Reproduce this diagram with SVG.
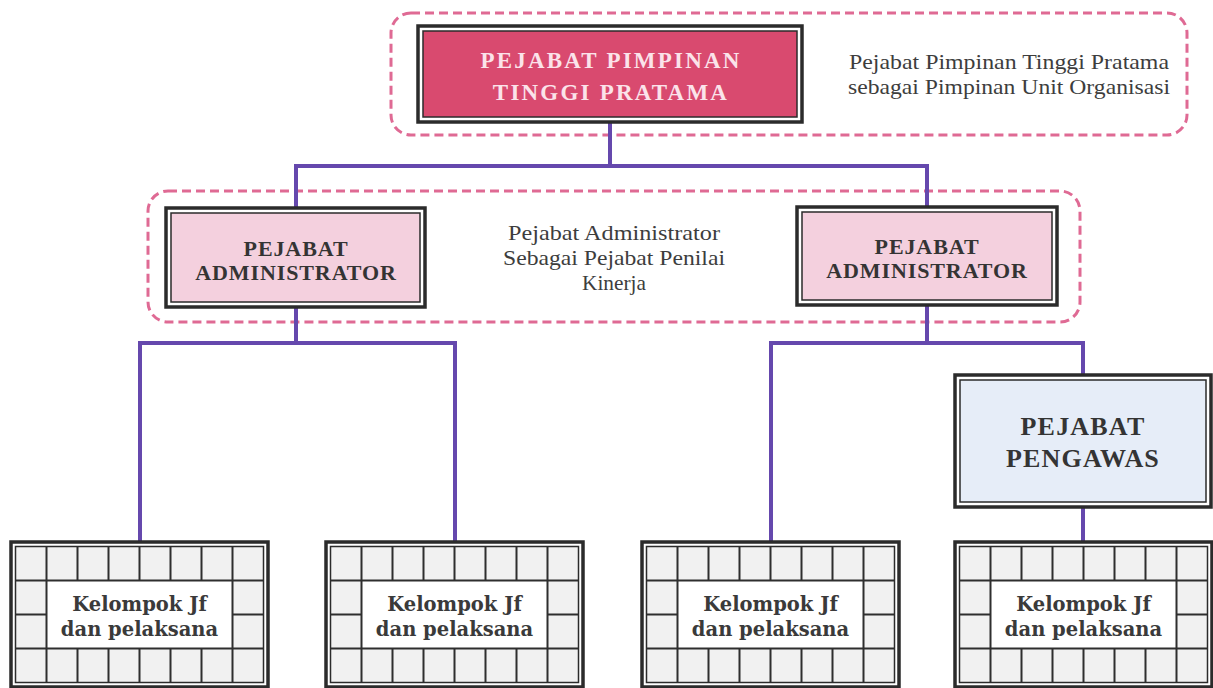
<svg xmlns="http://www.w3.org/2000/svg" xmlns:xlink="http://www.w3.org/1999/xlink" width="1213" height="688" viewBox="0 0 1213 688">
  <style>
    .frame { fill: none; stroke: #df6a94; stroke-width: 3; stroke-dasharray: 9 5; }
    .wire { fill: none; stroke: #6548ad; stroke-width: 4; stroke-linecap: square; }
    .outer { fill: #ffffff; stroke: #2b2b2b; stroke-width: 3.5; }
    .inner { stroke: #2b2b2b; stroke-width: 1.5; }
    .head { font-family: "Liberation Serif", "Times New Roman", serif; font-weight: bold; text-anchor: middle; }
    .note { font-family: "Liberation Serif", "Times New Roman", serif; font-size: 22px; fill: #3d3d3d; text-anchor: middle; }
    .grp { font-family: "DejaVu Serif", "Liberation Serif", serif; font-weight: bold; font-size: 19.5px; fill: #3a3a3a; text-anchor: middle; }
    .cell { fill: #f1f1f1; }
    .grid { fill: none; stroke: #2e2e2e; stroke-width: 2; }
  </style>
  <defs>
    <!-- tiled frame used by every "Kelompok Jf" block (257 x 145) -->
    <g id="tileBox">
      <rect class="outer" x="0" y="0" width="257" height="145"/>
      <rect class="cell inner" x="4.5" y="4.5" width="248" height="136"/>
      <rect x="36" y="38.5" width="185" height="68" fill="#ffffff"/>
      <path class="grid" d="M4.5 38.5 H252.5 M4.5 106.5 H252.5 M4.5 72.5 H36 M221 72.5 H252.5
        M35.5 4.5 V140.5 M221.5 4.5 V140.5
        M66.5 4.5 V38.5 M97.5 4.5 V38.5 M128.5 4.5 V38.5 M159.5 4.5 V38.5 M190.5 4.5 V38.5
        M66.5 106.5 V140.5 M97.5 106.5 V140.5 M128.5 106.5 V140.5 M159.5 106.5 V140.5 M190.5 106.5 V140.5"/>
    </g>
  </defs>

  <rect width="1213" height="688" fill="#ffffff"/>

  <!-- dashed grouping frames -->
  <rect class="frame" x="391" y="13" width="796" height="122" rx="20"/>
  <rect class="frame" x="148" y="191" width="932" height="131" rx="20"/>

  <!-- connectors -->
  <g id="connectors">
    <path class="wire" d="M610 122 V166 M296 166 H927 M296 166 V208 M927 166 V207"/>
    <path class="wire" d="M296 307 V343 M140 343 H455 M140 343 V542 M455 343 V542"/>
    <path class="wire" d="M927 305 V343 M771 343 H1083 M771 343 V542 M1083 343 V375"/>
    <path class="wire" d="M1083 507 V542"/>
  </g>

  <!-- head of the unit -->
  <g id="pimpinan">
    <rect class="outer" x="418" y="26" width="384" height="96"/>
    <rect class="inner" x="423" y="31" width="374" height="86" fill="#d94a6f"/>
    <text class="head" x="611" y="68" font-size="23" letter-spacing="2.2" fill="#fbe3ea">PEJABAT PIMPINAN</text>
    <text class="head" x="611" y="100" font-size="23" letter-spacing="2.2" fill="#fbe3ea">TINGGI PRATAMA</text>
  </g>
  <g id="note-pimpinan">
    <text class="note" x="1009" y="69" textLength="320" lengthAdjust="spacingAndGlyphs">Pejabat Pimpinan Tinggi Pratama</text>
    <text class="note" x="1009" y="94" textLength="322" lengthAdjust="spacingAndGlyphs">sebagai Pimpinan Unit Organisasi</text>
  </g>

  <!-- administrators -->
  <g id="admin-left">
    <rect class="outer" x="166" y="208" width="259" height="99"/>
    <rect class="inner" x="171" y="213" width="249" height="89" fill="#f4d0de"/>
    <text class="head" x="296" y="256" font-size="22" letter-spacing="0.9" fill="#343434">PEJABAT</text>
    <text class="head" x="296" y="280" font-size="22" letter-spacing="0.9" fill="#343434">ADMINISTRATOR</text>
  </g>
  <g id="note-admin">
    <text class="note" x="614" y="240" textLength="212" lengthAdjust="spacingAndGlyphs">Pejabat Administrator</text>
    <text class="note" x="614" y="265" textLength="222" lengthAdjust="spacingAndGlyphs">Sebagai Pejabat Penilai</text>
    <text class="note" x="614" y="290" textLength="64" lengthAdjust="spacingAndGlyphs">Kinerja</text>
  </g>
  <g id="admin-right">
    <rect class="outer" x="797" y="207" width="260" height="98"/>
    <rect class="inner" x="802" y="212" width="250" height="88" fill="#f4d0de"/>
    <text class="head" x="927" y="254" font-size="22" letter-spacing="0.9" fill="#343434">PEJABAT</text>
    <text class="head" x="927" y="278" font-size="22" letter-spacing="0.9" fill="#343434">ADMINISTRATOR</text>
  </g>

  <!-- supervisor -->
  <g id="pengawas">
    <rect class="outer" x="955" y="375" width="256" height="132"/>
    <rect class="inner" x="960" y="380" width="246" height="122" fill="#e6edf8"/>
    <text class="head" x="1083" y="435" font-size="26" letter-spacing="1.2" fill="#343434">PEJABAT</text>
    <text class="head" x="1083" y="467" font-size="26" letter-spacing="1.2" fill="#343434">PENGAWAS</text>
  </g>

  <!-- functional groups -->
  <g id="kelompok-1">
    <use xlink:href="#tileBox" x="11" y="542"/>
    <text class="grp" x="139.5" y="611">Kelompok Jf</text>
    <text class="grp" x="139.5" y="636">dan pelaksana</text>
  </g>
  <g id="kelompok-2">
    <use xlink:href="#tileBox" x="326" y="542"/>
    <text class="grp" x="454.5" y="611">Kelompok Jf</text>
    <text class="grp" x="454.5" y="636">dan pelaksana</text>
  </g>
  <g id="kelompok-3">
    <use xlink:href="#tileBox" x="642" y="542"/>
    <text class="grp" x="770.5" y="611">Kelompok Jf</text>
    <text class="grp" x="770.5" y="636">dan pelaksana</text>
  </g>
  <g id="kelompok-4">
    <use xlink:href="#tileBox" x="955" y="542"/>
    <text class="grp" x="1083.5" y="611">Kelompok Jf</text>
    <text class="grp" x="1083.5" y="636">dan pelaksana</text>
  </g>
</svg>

########################################

Reproduce the listing word for word and omit its pictures.

Reproduce this diagram with SVG.
<svg xmlns="http://www.w3.org/2000/svg" xmlns:xlink="http://www.w3.org/1999/xlink" width="1213" height="688" viewBox="0 0 1213 688">
  <style>
    .frame { fill: none; stroke: #df6a94; stroke-width: 3; stroke-dasharray: 9 5; }
    .wire { fill: none; stroke: #6548ad; stroke-width: 4; stroke-linecap: square; }
    .outer { fill: #ffffff; stroke: #2b2b2b; stroke-width: 3.5; }
    .inner { stroke: #2b2b2b; stroke-width: 1.5; }
    .head { font-family: "Liberation Serif", "Times New Roman", serif; font-weight: bold; text-anchor: middle; }
    .note { font-family: "Liberation Serif", "Times New Roman", serif; font-size: 22px; fill: #3d3d3d; text-anchor: middle; }
    .grp { font-family: "DejaVu Serif", "Liberation Serif", serif; font-weight: bold; font-size: 19.5px; fill: #3a3a3a; text-anchor: middle; }
    .cell { fill: #f1f1f1; }
    .grid { fill: none; stroke: #2e2e2e; stroke-width: 2; }
  </style>
  <defs>
    <!-- tiled frame used by every "Kelompok Jf" block (257 x 145) -->
    <g id="tileBox">
      <rect class="outer" x="0" y="0" width="257" height="145"/>
      <rect class="cell inner" x="4.5" y="4.5" width="248" height="136"/>
      <rect x="36" y="38.5" width="185" height="68" fill="#ffffff"/>
      <path class="grid" d="M4.5 38.5 H252.5 M4.5 106.5 H252.5 M4.5 72.5 H36 M221 72.5 H252.5
        M35.5 4.5 V140.5 M221.5 4.5 V140.5
        M66.5 4.5 V38.5 M97.5 4.5 V38.5 M128.5 4.5 V38.5 M159.5 4.5 V38.5 M190.5 4.5 V38.5
        M66.5 106.5 V140.5 M97.5 106.5 V140.5 M128.5 106.5 V140.5 M159.5 106.5 V140.5 M190.5 106.5 V140.5"/>
    </g>
  </defs>

  <rect width="1213" height="688" fill="#ffffff"/>

  <!-- dashed grouping frames -->
  <rect class="frame" x="391" y="13" width="796" height="122" rx="20"/>
  <rect class="frame" x="148" y="191" width="932" height="131" rx="20"/>

  <!-- connectors -->
  <g id="connectors">
    <path class="wire" d="M610 122 V166 M296 166 H927 M296 166 V208 M927 166 V207"/>
    <path class="wire" d="M296 307 V343 M140 343 H455 M140 343 V542 M455 343 V542"/>
    <path class="wire" d="M927 305 V343 M771 343 H1083 M771 343 V542 M1083 343 V375"/>
    <path class="wire" d="M1083 507 V542"/>
  </g>

  <!-- head of the unit -->
  <g id="pimpinan">
    <rect class="outer" x="418" y="26" width="384" height="96"/>
    <rect class="inner" x="423" y="31" width="374" height="86" fill="#d94a6f"/>
    <text class="head" x="611" y="68" font-size="23" letter-spacing="2.2" fill="#fbe3ea">PEJABAT PIMPINAN</text>
    <text class="head" x="611" y="100" font-size="23" letter-spacing="2.2" fill="#fbe3ea">TINGGI PRATAMA</text>
  </g>
  <g id="note-pimpinan">
    <text class="note" x="1009" y="69" textLength="320" lengthAdjust="spacingAndGlyphs">Pejabat Pimpinan Tinggi Pratama</text>
    <text class="note" x="1009" y="94" textLength="322" lengthAdjust="spacingAndGlyphs">sebagai Pimpinan Unit Organisasi</text>
  </g>

  <!-- administrators -->
  <g id="admin-left">
    <rect class="outer" x="166" y="208" width="259" height="99"/>
    <rect class="inner" x="171" y="213" width="249" height="89" fill="#f4d0de"/>
    <text class="head" x="296" y="256" font-size="22" letter-spacing="0.9" fill="#343434">PEJABAT</text>
    <text class="head" x="296" y="280" font-size="22" letter-spacing="0.9" fill="#343434">ADMINISTRATOR</text>
  </g>
  <g id="note-admin">
    <text class="note" x="614" y="240" textLength="212" lengthAdjust="spacingAndGlyphs">Pejabat Administrator</text>
    <text class="note" x="614" y="265" textLength="222" lengthAdjust="spacingAndGlyphs">Sebagai Pejabat Penilai</text>
    <text class="note" x="614" y="290" textLength="64" lengthAdjust="spacingAndGlyphs">Kinerja</text>
  </g>
  <g id="admin-right">
    <rect class="outer" x="797" y="207" width="260" height="98"/>
    <rect class="inner" x="802" y="212" width="250" height="88" fill="#f4d0de"/>
    <text class="head" x="927" y="254" font-size="22" letter-spacing="0.9" fill="#343434">PEJABAT</text>
    <text class="head" x="927" y="278" font-size="22" letter-spacing="0.9" fill="#343434">ADMINISTRATOR</text>
  </g>

  <!-- supervisor -->
  <g id="pengawas">
    <rect class="outer" x="955" y="375" width="256" height="132"/>
    <rect class="inner" x="960" y="380" width="246" height="122" fill="#e6edf8"/>
    <text class="head" x="1083" y="435" font-size="26" letter-spacing="1.2" fill="#343434">PEJABAT</text>
    <text class="head" x="1083" y="467" font-size="26" letter-spacing="1.2" fill="#343434">PENGAWAS</text>
  </g>

  <!-- functional groups -->
  <g id="kelompok-1">
    <use xlink:href="#tileBox" x="11" y="542"/>
    <text class="grp" x="139.5" y="611">Kelompok Jf</text>
    <text class="grp" x="139.5" y="636">dan pelaksana</text>
  </g>
  <g id="kelompok-2">
    <use xlink:href="#tileBox" x="326" y="542"/>
    <text class="grp" x="454.5" y="611">Kelompok Jf</text>
    <text class="grp" x="454.5" y="636">dan pelaksana</text>
  </g>
  <g id="kelompok-3">
    <use xlink:href="#tileBox" x="642" y="542"/>
    <text class="grp" x="770.5" y="611">Kelompok Jf</text>
    <text class="grp" x="770.5" y="636">dan pelaksana</text>
  </g>
  <g id="kelompok-4">
    <use xlink:href="#tileBox" x="955" y="542"/>
    <text class="grp" x="1083.5" y="611">Kelompok Jf</text>
    <text class="grp" x="1083.5" y="636">dan pelaksana</text>
  </g>
</svg>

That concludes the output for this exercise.